Plusieurs citoyens ont signé une demande de référendum pour se faire entendre et empêcher les dérogations demandées par le promoteur pour son projet.
Début novembre, des résidents des zones contiguës à celle visée par le projet de Mondev auraient été approchés par un jeune homme nommé «Jordan». Dans un enregistrement effectué par des citoyens obtenu par Métro, on l’entend se présenter à eux comme une «partie tierce», récoltant des signatures pour qu’ils puissent participer au vote référendaire.
«Je suis un third party, je ne représente personne, je suis juste une personne qui fait une tâche», peut-on l’entendre dire dans l’enregistrement. Il y explique, de manière claire, être mandaté par la Ville et le promoteur. Certains citoyens auraient vu en sa possession des cartes indiquant les zones du secteur et un cartable avec le logo de la Ville de Montréal.
«Sur le coup, j’ai perçu ça comme une arnaque, j’ai eu l’impression qu’il portait un masque et qu’il jouait le rôle d’une personne neutre, explique une citoyenne qui préfère rester anonyme. Il aurait dû se présenter comme le promoteur; dès qu’il disait qu’il représentait la Ville, les gens ont eu confiance tout de suite, ils ne comprenaient pas qu’ils faisaient face au promoteur.»
Doutant de l’approche du jeune homme et de l’implication directe de la Ville dans la collecte de signatures, certains d’entre eux auraient reconnu le partenaire junior de Mondev, Jordan Owen.

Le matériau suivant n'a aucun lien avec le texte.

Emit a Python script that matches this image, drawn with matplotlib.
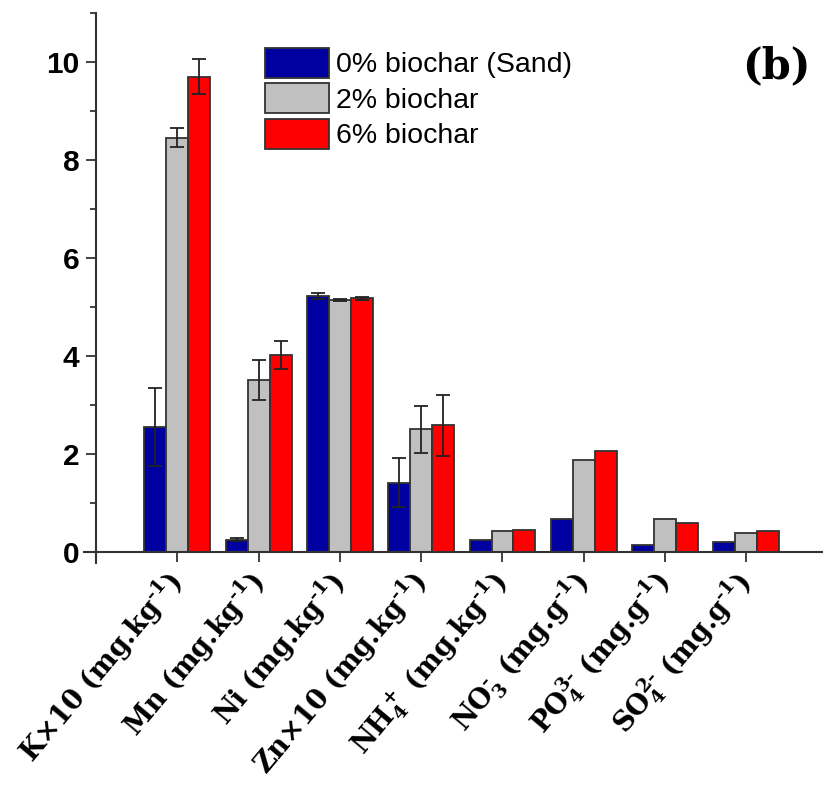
import numpy as np
import matplotlib
matplotlib.use("Agg")
import matplotlib.pyplot as plt
from matplotlib.ticker import MultipleLocator

plt.rcParams['mathtext.fontset'] = 'dejavuserif'
plt.rcParams['mathtext.default'] = 'bf'

H_ = '\u2010'
categories = ['K×10 (mg.kg$^{' + H_ + '1}$)', 'Mn (mg.kg$^{' + H_ + '1}$)',
              'Ni (mg.kg$^{' + H_ + '1}$)', 'Zn×10 (mg.kg$^{' + H_ + '1}$)',
              'NH$_4^+$ (mg.kg$^{' + H_ + '1}$)', 'NO$_3^{' + H_ + '}$ (mg.g$^{' + H_ + '1}$)',
              'PO$_4^{3' + H_ + '}$ (mg.g$^{' + H_ + '1}$)', 'SO$_4^{2' + H_ + '}$ (mg.g$^{' + H_ + '1}$)']
series_names = ['0% biochar (Sand)', '2% biochar', '6% biochar']
sand = [2.56, 0.25, 5.22, 1.42, 0.24, 0.67, 0.14, 0.20]
bio2 = [8.46, 3.51, 5.15, 2.51, 0.43, 1.88, 0.67, 0.39]
bio6 = [9.70, 4.02, 5.18, 2.59, 0.46, 2.06, 0.60, 0.43]
sand_err = [0.80, 0.03, 0.06, 0.50, np.nan, np.nan, np.nan, np.nan]
bio2_err = [0.20, 0.41, 0.02, 0.48, np.nan, np.nan, np.nan, np.nan]
bio6_err = [0.36, 0.29, 0.03, 0.62, np.nan, np.nan, np.nan, np.nan]
colors = ['#0000A0', '#C0C0C0', '#FF0000']

W, H = 823, 797
fig = plt.figure(figsize=(W / 100, H / 100), dpi=100)
ax = fig.add_axes([83.8 / W, (H - 563) / H, (W - 83.8) / W, 550 / H])

x = np.arange(1, len(categories) + 1)
bw = 0.27
edge = '#333333'
for i, (vals, errs) in enumerate(zip([sand, bio2, bio6], [sand_err, bio2_err, bio6_err])):
    pos = x + (i - 1) * bw
    ax.bar(pos, vals, width=bw, color=colors[i], edgecolor=edge, linewidth=1.3,
           label=series_names[i], zorder=2)
    ax.errorbar(pos, vals, yerr=errs, fmt='none', ecolor='#222222', elinewidth=1.3,
                capsize=4.9, capthick=1.3, zorder=3)

ax.set_xlim(-0.15, (W - 83.8) / 81.3 - 0.15)
ax.set_ylim(-0.22, 11)
ax.spines['left'].set_position(('data', 0))
ax.spines['bottom'].set_position(('data', 0))
for s in ['top', 'right']:
    ax.spines[s].set_visible(False)
for s in ['left', 'bottom']:
    ax.spines[s].set_color('#333333')
    ax.spines[s].set_linewidth(1.5)

ax.yaxis.set_major_locator(MultipleLocator(2))
ax.yaxis.set_minor_locator(MultipleLocator(1))
ax.tick_params(axis='y', which='major', length=7, width=1.3, color='#333333', pad=5,
               labelsize=21.5)
ax.tick_params(axis='y', which='minor', length=4.5, width=1.3, color='#333333')
for lab in ax.get_yticklabels():
    lab.set_fontfamily('Liberation Sans')
    lab.set_fontweight('bold')

ax.set_xticks(x)
ax.set_xticklabels(categories, rotation=50, ha='right', va='center',
                   rotation_mode='anchor', fontfamily='DejaVu Serif',
                   fontweight='bold', fontsize=19.5)
ax.tick_params(axis='x', which='major', length=7, width=1.3, color='#333333', pad=11)

leg = ax.legend(loc='upper left', bbox_to_anchor=(265 / W, 1 - 48 / H),
                bbox_transform=fig.transFigure, frameon=False, borderpad=0,
                borderaxespad=0, handlelength=2.25, handleheight=1.22,
                handletextpad=0.25, labelspacing=0.18,
                prop={'family': 'Liberation Sans', 'size': 20.5})

fig.text(811 / W, 1 - 66 / H, '(b)', ha='right', va='center',
         fontfamily='DejaVu Serif', fontweight='bold', fontsize=30)

fig.savefig('out.png', dpi=100)
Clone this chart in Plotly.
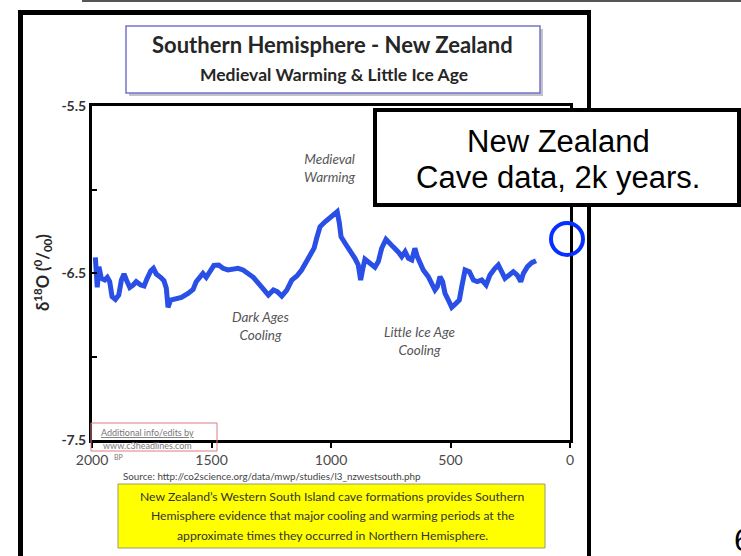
import plotly.graph_objects as go

# ---------------- data ----------------
years_bp = [1986, 1978, 1971, 1961, 1947, 1936, 1926, 1916, 1902, 1888, 1877, 1866, 1856, 1842, 1828,
            1815, 1796, 1782, 1769, 1754, 1743, 1731, 1713, 1699, 1689, 1682, 1671, 1651, 1626, 1598,
            1577, 1564, 1549, 1536, 1522, 1508, 1490, 1470, 1452, 1431, 1406, 1389, 1368, 1353, 1325,
            1297, 1276, 1262, 1241, 1225, 1206, 1185, 1164, 1143, 1123, 1109, 1088, 1071, 1060, 1046,
            1025, 1007, 990, 974, 965, 958, 941, 921, 900, 886, 876, 868, 858, 837, 816,
            802, 788, 770, 756, 739, 718, 704, 690, 676, 662, 649, 639, 628, 614, 593,
            579, 565, 555, 544, 533, 523, 509, 495, 477, 463, 453, 439, 421, 404, 388,
            369, 351, 335, 314, 300, 286, 272, 254, 237, 221, 206, 195, 178, 160, 142]

d18o = [-6.406, -6.586, -6.462, -6.532, -6.542, -6.526, -6.552, -6.642, -6.658, -6.632, -6.542, -6.506,
        -6.542, -6.586, -6.572, -6.552, -6.572, -6.578, -6.532, -6.486, -6.472, -6.506, -6.526, -6.546,
        -6.592, -6.706, -6.662, -6.654, -6.646, -6.622, -6.598, -6.552, -6.518, -6.502, -6.526, -6.492,
        -6.454, -6.452, -6.472, -6.482, -6.472, -6.472, -6.482, -6.495, -6.526, -6.572, -6.602, -6.632,
        -6.602, -6.612, -6.638, -6.602, -6.542, -6.518, -6.482, -6.446, -6.392, -6.352, -6.292, -6.223,
        -6.193, -6.172, -6.153, -6.133, -6.202, -6.283, -6.322, -6.362, -6.412, -6.452, -6.542, -6.482,
        -6.418, -6.442, -6.466, -6.432, -6.352, -6.298, -6.322, -6.345, -6.375, -6.402, -6.372, -6.412,
        -6.422, -6.352, -6.402, -6.442, -6.482, -6.522, -6.562, -6.602, -6.582, -6.522, -6.552, -6.622,
        -6.662, -6.706, -6.682, -6.662, -6.582, -6.482, -6.492, -6.542, -6.552, -6.542, -6.572, -6.512,
        -6.472, -6.452, -6.492, -6.532, -6.512, -6.492, -6.512, -6.552, -6.502, -6.462, -6.438, -6.426]

x_tickvals = [2000, 1500, 1000, 500, 0]
x_ticktext = ["2000", "1500", "1000", "500", "0"]
y_tickvals = [-5.5, -6.0, -6.5, -7.0, -7.5]
y_ticktext = ["-5.5", "", "-6.5", "", "-7.5"]

title_text = "Southern Hemisphere - New Zealand"
subtitle_text = "Medieval Warming & Little Ice Age"
period_labels = ["Medieval<br>Warming", "Dark Ages<br>Cooling", "Little Ice Age<br>Cooling"]
period_years = [1004, 1293, 628]
period_vals = [-5.87, -6.817, -6.907]
callout_lines = ["New Zealand", "Cave data, 2k years."]
source_text = "Source: http://co2science.org/data/mwp/studies/l3_nzwestsouth.php"
note_lines = ["New Zealand\u2019s Western South Island cave formations provides Southern",
              "Hemisphere evidence that major cooling and warming periods at the",
              "approximate times they occurred in Northern Hemisphere."]
credit_lines = ["<u>Additional info/edits by</u>", "www.c3headlines.com"]

# ---------------- helpers (pixel -> paper) ----------------
W, H = 741, 556
def px(x):
    return x / W
def py(y):
    return 1 - y / H

FONT = "Lato"

fig = go.Figure()
fig.add_trace(go.Scatter(x=years_bp, y=d18o, mode="lines",
                         line=dict(color="#2a4fe6", width=5), hoverinfo="skip",
                         showlegend=False))

shapes = []
shapes.append(dict(type="line", xref="paper", yref="paper", x0=px(82), x1=px(741), y0=py(1), y1=py(1),
                   line=dict(color="#555555", width=2)))
shapes.append(dict(type="line", xref="paper", yref="paper", x0=px(20.5), x1=px(20.5), y0=py(12.5), y1=py(560),
                   line=dict(color="black", width=5)))
shapes.append(dict(type="line", xref="paper", yref="paper", x0=px(18), x1=px(591), y0=py(12.5), y1=py(12.5),
                   line=dict(color="black", width=5)))
shapes.append(dict(type="line", xref="paper", yref="paper", x0=px(589), x1=px(589), y0=py(10), y1=py(560),
                   line=dict(color="black", width=4)))
shapes.append(dict(type="rect", xref="paper", yref="paper", x0=px(129), x1=px(543), y0=py(29), y1=py(96),
                   line=dict(width=0), fillcolor="rgba(120,120,140,0.45)", layer="below"))
shapes.append(dict(type="rect", xref="paper", yref="paper", x0=px(126), x1=px(540), y0=py(26), y1=py(93),
                   line=dict(color="#7474cc", width=1.5), fillcolor="white", layer="below"))
shapes.append(dict(type="rect", xref="paper", yref="paper", x0=px(91), x1=px(217), y0=py(423), y1=py(451),
                   line=dict(color="#e07b86", width=1), layer="above"))
shapes.append(dict(type="rect", xref="paper", yref="paper", x0=px(118), x1=px(545), y0=py(484), y1=py(548),
                   line=dict(color="#9a9a70", width=1), fillcolor="#ffff00", layer="below"))
shapes.append(dict(type="rect", xref="paper", yref="paper", x0=px(375), x1=px(739), y0=py(110), y1=py(205),
                   line=dict(color="black", width=4), fillcolor="white", layer="above"))
shapes.append(dict(type="circle", xref="paper", yref="paper", x0=px(551), x1=px(583), y0=py(223), y1=py(255),
                   line=dict(color="#0530ff", width=4), layer="above"))

ann = []
def note(x, y, text, font, **kw):
    d = dict(x=px(x), y=py(y), xref="paper", yref="paper", text=text, showarrow=False,
             xanchor="center", yanchor="middle", font=font)
    d.update(kw)
    ann.append(d)

note(332, 45, title_text, dict(family=FONT, size=22, color="#262626", weight="bold"))
note(334, 74, subtitle_text, dict(family=FONT, size=17.5, color="#262626", weight="bold"))
for t, xv, yv in zip(period_labels, period_years, period_vals):
    ann.append(dict(x=xv, y=yv, xref="x", yref="y", text=t, showarrow=False,
                    xanchor="center", yanchor="middle",
                    font=dict(family=FONT, size=13.5, color="#555555", style="italic")))
note(42, 273, "\u03b4<sup>18</sup>O (<sup>0</sup>/<sub>00</sub>)",
     dict(family=FONT, size=16.5, color="#262626", weight="bold"), textangle=-90)
note(558, 141, callout_lines[0], dict(family="Liberation Sans", size=31, color="black"))
note(558, 177, callout_lines[1], dict(family="Liberation Sans", size=31, color="black"))
note(272, 475.5, source_text, dict(family=FONT, size=9.8, color="#444444"))
for i, t in enumerate(note_lines):
    note(332, 496 + 19.5 * i, t, dict(family=FONT, size=12.2, color="#333333"))
note(147, 432, credit_lines[0], dict(family=FONT, size=9, color="#777777"))
note(147, 445, credit_lines[1], dict(family=FONT, size=9, color="#777777"))
note(112, 457, "BP", dict(family=FONT, size=7, color="#777777"), xanchor="left")
note(732, 540, "6", dict(family="Liberation Sans", size=32, color="black"), xanchor="left")

fig.update_layout(
    width=W, height=H, autosize=False,
    margin=dict(l=0, r=0, t=0, b=0, pad=0, autoexpand=False),
    paper_bgcolor="white", plot_bgcolor="white",
    showlegend=False, shapes=shapes, annotations=ann,
    xaxis=dict(domain=[px(92), px(570)], range=[2000, 0], tickvals=x_tickvals, ticktext=x_ticktext,
               ticks="outside", ticklen=5, tickwidth=2, tickcolor="black", automargin=False,
               showline=True, linewidth=3, linecolor="black", mirror=True,
               showgrid=False, zeroline=False, ticklabelstandoff=0,
               tickfont=dict(family=FONT, size=14, color="#4a4a4a")),
    yaxis=dict(domain=[py(440), py(106)], range=[-7.5, -5.5], tickvals=y_tickvals, ticktext=y_ticktext,
               ticks="inside", ticklen=5, tickwidth=2, tickcolor="black", automargin=False,
               showline=True, linewidth=3, linecolor="black", mirror=True,
               showgrid=False, zeroline=False,
               tickfont=dict(family=FONT, size=14, color="#333333", weight="bold")),
)

fig.write_html("out.html", config={"displayModeBar": False},
               post_script="document.body.style.margin='0px';")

Après l’étape de demande de participation à un référendum se tient la signature d’un registre qui, si le nombre de signatures récoltées est suffisant, donnera lieu à un scrutin référendaire. Dans le cas contraire, le projet est accepté comme proposé. Lorsqu’une zone contiguë est «ouverte», le nombre de votes requis pour qu’ait lieu un référendum devient proportionnellement plus important.
Pensant que la Ville de Montréal était impliquée dans cette démarche, plusieurs résidents ont apposé leur signature, provoquant l’ouverture de leur zone dans le processus référendaire.

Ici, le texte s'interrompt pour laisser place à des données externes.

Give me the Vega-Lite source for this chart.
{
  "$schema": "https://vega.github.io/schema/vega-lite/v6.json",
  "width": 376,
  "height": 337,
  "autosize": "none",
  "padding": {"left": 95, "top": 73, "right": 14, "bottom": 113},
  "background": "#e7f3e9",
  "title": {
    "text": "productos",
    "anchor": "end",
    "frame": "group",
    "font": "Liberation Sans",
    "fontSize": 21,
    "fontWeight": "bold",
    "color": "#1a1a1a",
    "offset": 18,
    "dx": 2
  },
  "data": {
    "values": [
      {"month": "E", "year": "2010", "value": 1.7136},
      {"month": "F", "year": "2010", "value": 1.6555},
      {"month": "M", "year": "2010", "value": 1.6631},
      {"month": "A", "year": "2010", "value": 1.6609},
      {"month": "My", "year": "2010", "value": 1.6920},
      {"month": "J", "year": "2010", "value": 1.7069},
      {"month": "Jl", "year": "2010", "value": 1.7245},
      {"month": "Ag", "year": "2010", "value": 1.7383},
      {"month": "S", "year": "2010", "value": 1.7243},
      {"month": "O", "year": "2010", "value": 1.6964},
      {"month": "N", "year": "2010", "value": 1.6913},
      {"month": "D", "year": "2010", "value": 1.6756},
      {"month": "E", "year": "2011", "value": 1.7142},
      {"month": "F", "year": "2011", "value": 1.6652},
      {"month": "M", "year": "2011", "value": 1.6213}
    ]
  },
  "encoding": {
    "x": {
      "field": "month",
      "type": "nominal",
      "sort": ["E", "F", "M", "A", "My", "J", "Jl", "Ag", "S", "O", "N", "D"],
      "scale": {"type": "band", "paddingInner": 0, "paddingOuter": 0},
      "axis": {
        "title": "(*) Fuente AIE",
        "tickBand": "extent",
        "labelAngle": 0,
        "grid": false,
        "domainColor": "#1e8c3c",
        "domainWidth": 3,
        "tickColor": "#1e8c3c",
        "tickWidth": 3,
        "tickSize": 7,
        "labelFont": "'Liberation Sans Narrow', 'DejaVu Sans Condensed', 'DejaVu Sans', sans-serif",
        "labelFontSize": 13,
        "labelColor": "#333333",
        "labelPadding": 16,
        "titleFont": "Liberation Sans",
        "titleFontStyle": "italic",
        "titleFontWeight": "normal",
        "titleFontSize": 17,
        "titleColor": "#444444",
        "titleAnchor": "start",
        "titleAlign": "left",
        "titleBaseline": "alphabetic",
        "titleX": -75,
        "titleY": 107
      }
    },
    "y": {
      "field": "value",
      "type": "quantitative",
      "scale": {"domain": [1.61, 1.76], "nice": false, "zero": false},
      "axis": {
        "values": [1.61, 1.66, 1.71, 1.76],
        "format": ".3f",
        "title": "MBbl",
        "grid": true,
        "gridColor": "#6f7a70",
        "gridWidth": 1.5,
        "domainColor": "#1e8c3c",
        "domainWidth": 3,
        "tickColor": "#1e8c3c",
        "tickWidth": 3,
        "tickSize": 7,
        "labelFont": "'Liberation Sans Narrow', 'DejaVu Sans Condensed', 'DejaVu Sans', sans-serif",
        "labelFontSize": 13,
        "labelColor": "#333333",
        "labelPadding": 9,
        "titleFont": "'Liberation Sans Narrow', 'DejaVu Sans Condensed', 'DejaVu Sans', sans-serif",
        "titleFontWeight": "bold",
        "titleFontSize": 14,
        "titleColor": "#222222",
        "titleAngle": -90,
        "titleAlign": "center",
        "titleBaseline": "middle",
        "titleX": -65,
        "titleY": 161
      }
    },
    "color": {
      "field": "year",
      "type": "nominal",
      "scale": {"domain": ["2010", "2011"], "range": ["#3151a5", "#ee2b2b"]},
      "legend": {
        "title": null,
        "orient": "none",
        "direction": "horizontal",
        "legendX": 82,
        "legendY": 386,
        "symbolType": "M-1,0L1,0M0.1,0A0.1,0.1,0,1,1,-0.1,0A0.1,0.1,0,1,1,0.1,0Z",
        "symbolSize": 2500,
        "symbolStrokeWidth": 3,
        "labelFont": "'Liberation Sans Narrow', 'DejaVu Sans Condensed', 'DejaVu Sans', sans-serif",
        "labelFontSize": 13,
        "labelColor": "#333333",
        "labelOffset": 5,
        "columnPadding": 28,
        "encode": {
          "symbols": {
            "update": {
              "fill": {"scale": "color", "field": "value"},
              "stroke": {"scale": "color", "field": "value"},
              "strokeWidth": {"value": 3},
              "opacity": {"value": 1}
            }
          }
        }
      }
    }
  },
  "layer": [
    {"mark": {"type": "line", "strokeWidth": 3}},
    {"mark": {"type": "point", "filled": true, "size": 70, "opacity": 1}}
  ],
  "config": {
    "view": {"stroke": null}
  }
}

Les citoyens approchés dénoncent la technique utilisée par le promoteur, laquelle permet d’élargir le nombre de zones impliquées dans le processus référendaire et, ainsi, de rendre la mobilisation citoyenne plus difficile. Le promoteur pourrait ainsi éviter la tenue d’un référendum et faire adopter le projet dans sa version actuelle.

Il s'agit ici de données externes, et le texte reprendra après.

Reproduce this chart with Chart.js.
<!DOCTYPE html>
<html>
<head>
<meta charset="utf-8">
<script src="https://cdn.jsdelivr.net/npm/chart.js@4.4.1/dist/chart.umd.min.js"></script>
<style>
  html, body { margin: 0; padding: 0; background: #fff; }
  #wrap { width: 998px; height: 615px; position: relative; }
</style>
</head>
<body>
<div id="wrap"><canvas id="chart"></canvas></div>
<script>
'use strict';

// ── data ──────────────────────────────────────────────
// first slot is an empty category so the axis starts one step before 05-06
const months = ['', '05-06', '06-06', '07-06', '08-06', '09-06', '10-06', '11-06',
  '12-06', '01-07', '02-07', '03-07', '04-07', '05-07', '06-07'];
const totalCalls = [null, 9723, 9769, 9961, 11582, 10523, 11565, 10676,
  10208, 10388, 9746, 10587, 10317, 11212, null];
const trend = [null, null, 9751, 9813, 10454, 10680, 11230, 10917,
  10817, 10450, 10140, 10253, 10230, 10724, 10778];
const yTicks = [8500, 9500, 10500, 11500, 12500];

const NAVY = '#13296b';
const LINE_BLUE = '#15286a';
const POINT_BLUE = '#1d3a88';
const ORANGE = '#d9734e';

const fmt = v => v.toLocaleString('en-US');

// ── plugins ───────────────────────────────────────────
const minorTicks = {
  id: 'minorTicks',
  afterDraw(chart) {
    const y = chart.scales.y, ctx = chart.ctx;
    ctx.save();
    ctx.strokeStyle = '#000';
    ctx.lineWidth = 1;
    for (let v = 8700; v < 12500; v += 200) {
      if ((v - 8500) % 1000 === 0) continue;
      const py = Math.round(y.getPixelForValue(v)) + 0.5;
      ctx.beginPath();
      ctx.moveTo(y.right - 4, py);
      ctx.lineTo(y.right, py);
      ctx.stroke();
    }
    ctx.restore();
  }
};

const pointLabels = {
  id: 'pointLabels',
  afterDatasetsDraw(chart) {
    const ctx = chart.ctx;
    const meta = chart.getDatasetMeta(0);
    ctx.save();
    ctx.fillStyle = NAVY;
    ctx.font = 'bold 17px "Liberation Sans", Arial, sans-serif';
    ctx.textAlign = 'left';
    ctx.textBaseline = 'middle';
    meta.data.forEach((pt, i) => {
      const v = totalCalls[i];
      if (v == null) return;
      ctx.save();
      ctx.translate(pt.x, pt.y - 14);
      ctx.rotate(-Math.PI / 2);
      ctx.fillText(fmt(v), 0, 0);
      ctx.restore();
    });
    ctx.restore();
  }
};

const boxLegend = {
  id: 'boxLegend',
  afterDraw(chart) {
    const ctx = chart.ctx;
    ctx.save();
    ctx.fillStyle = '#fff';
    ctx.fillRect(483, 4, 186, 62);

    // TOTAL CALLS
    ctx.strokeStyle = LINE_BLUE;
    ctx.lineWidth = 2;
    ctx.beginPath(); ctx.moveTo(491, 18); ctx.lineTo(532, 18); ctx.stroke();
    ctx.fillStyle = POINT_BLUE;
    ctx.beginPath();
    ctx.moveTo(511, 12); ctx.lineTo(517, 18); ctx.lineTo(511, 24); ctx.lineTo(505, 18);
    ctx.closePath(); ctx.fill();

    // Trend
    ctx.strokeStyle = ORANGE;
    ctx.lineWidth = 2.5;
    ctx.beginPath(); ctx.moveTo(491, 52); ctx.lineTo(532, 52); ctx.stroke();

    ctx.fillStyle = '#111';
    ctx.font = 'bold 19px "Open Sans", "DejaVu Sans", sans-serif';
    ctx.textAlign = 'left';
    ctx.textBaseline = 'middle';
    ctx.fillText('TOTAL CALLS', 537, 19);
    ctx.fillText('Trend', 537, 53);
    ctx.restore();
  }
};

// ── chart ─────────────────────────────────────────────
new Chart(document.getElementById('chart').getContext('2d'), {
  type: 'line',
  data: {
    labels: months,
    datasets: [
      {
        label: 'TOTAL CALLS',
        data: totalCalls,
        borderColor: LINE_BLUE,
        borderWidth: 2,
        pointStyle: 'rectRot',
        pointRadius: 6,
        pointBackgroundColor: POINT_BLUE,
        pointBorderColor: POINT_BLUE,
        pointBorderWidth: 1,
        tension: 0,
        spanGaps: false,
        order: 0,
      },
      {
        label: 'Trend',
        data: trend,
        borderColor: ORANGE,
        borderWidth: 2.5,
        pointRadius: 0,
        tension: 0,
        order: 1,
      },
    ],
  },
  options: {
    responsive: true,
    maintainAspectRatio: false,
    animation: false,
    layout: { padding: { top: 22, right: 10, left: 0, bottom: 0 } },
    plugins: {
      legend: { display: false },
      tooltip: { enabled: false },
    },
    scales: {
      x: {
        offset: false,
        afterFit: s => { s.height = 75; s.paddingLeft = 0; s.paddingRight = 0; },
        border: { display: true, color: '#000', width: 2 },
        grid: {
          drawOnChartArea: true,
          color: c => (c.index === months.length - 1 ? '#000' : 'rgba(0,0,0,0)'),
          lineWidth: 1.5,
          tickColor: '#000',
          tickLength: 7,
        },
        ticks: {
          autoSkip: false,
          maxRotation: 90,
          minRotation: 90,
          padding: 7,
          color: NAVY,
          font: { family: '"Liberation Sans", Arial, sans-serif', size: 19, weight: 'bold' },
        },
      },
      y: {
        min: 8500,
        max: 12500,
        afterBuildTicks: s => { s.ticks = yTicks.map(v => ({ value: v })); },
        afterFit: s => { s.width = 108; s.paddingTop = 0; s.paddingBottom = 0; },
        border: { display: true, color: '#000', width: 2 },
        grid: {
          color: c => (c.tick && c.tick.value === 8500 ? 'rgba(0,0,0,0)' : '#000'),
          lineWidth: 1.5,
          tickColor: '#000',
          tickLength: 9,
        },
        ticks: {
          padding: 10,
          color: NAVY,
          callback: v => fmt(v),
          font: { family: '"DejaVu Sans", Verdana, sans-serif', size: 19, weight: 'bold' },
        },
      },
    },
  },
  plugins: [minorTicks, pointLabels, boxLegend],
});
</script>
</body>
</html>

«Nous sommes au courant que certains promoteurs utilisent parfois cette stratégie», explique l’arrondissement de Villeray-Saint-Michel-Parc-Extension.
Quatre zones ouvertes
La Ville dit avoir été mise au courant de ces événements et indique n’avoir mandaté personne pour récolter les signatures des citoyens.
«Il est certain que nous ne prenons pas ces allégations à la légère, explique l’Arrondissement. N’importe qui a le droit de faire du porte-à-porte pour demander des signatures. Ce qui serait illégal, ce serait de faire de fausses représentations ou de communiquer de fausses informations aux citoyens.»
Il ajoute que des vérifications sont en cours, sans cependant se prononcer sur les potentielles conséquences qu’il pourrait y avoir.
Au total, 62 signatures valides ont été reçues par l’Arrondissement, permettant l’ouverture de trois zones, en plus de la zone visée par le projet. Pour ces quatre zones impliquées, le nombre de signatures requis lors du registre sera de 109, auxquelles s’ajoutent les personnes morales et non résidentes.
Une erreur du promoteur
Approché par Métro, Jordan Owen reconnaît avoir fait du porte à porte pour récolter des signatures. Il explique avoir fait une erreur en se présentant comme étant une personne mandatée par la Ville et le promoteur Mondev, soutenant que c’était la première fois qu’il faisait une telle démarche.
«J’ai supposé sans vraiment rien savoir que la Ville nous avait demandé [de le faire], explique Jordan Owen. J’avais l’impression que la Ville nous avait demandé de le faire, donc, c’est ce que je leur ai dit.»
Questionné sur son implication en tant que «tierce partie» dans la récolte des signatures, Jordan Owen reconnaît pourtant être employé par Mondev.
«J’avais l’impression d’être une tierce personne dans ce processus, dit-il. On ne m’a pas vraiment donné beaucoup d’informations, c’était juste un peu à la dernière minute et c’était une chose urgente.»
L’employé de Mondev indique que c’est une «erreur de communication» qui aurait mené à ces agissements. Jordan Owen ajoute qu’il était accompagné de son frère lors de la collecte de signatures.